Penguntit itu, kata Kania, selalu memantau tim pesepeda Greenpeace. Mereka menyadari kehadiran penguntit itu ketika mereka masih berada di Blora untuk menemui warga suku Samin.
Tepat di gapura, mereka sempat disambut oleh suku Samin. Kala itu ia menyadari ada yang mengawasi di balik gapura.
"Aku sadar juga ada sosok yang lain daripada kegiatan kita dan itu memang terang-terangan memisahkan diri berada di balik Gapura ada dua orang di sana yang mantau kita, foto-foto kita," terangnya.
Hingga ke Semarang, tim pesepeda Greenpeace juga diikuti oleh mobil yang dibawa orang tidak dikenal. Mereka tidak segan untuk membuka kaca dan mengambil foto dari dalam mobil.
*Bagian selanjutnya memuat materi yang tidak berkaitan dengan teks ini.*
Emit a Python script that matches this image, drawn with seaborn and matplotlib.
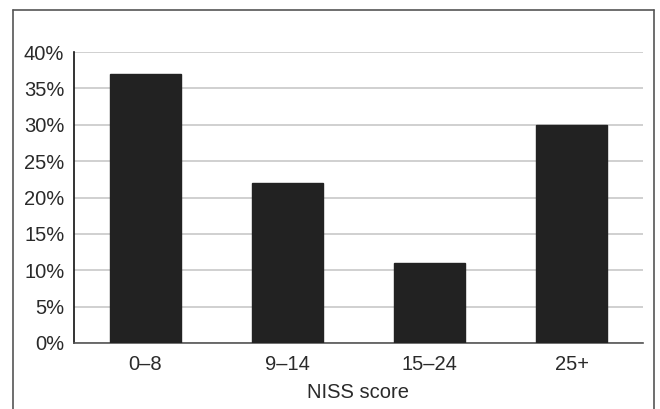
import matplotlib
matplotlib.use("Agg")
import matplotlib.pyplot as plt
import seaborn as sns
import pandas as pd
from matplotlib.lines import Line2D

categories = ["0–8", "9–14", "15–24", "25+"]
values = [37, 22, 11, 30]
yticks = [0, 5, 10, 15, 20, 25, 30, 35, 40]
ytick_labels = [f"{v}%" for v in yticks]

sns.set_theme(style="white")
plt.rcParams['font.family'] = ['Liberation Sans', 'DejaVu Sans']

df = pd.DataFrame({"cat": categories, "val": values})

fig = plt.figure(figsize=(6.6, 4.09), dpi=100)
ax = fig.add_axes([74/660, 1 - 343/409, (643-74)/660, (343-52)/409])
sns.barplot(data=df, x="cat", y="val", color="#222222", width=0.5, ax=ax,
            saturation=1, edgecolor="#222222", zorder=3)
ax.set_ylim(0, 40)
ax.set_xlim(-0.5, 3.5)
ax.set_yticks(yticks)
ax.set_yticklabels(ytick_labels, fontsize=14.5, color="#2a2a2a")
ax.tick_params(axis="x", labelsize=14.5, colors="#2a2a2a", length=0, pad=9)
ax.tick_params(axis="y", length=0, pad=7)
ax.grid(axis="y", color="#c8c8c8", linewidth=1.2, zorder=0)
ax.set_axisbelow(True)
ax.set_xlabel("NISS score", fontsize=14.5, color="#2a2a2a", labelpad=6)
ax.set_ylabel("")
for s in ["top", "right"]:
    ax.spines[s].set_visible(False)
ax.spines["left"].set_color("#111111")
ax.spines["left"].set_linewidth(1.2)
ax.spines["bottom"].set_color("#555555")
ax.spines["bottom"].set_linewidth(1.2)

# outer frame
fc = "#555555"
fig.add_artist(Line2D([13/660, 13/660], [0, 1 - 10/409], color=fc, lw=1.2, transform=fig.transFigure))
fig.add_artist(Line2D([654/660, 654/660], [0, 1 - 10/409], color=fc, lw=1.2, transform=fig.transFigure))
fig.add_artist(Line2D([13/660, 654/660], [1 - 10/409, 1 - 10/409], color=fc, lw=1.2, transform=fig.transFigure))

fig.savefig("out.png", dpi=100)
"Kita masih was-was pun iya dan bertanda tanya ini mereka sedang apa, maunya apa."
Diintai Hingga Diintimidasi
Sebelumnya, Lembaga Advokasi dan Kajian Demokrasi Public Virtue Research Institute (PVRI) mengecam aksi represi yang menyasar aktivis yang hendak berkampanye di Konferensi Tingkat Tinggi (KTT) G20 Bali 2022. Sebab, KTT G20 seharusnya menjadi ruang antikritik.
Direktur Eksekutif PVRI Miya Irawati berpendapat, seharusnya negara hadir melindungi warga negaranya yang hendak menyampaikan pendapatnya di muka umum."Pemerintah harus tegas dalam melindungi serta menjamin kebebasan masyarakat dalam menyampaikan pendapatnya di muka umum. Hal tersebut dapat menjadi pesan penting terhadap dunia bahwa Pemerintah Indonesia berkomitmen dalam menciptakan pemerintahan yang demokratis," ujar Miya dalam siaran persnya, Rabu (9/11/2022).
Miya juga menyinggung persoalan regresi demokrasi di Indonesia. Menurut dia, proses kemunduran demokrasi di Indonesia juga dipengaruhi akibat ancaman atau penggunaan kekerasan oleh masyarakat yang menghambat kebebasan berkumpul dan berserikat.
"Tidak boleh ada pembiaran terhadap kekerasan! Justru perlindungan pemerintah terhadap ruang-ruang berpendapat masyarakat dapat menjadi arus balik di tengah tren regresi demokrasi dunia, utamanya di Indonesia," sambungnya.
Beberapa acara dan kampanye yang digawangi oleh aktivis iklim dibatalkan hingga mendapatkan penghadangan, intimidasi, serta dugaan peretasan alat komunikasi.
Pada 5 November 2022, cara bertajuk “Ruang Aspirasi dan Seni Anak Muda Bali untuk Iklim” harus dibatakan. Sebab, penyelenggaraan kegiatan itu diklaim menimbulkan keramaian selama KTT G20.
Tak hanya itu, tim pesepeda Greenpeace Chasing the Shadow juga mengalami dugaan represi serta intimidasi. Selama perjalanan, mereka kerap diintai oleh pihak-pihak tidak dikenal, didatangi oleh pihak yang mengaku polisi, serta diikuti oleh dua sampai tiga mobil.
Tepat di Probolinggo, Jawa Timur, tim pesepeda Greenpeace diintimidasi oleh sekelompok masyarakat, mereka diminta untuk tidak melanjutkan perjalanan ke Bali sesuai rute perjalanan yang diagendakan.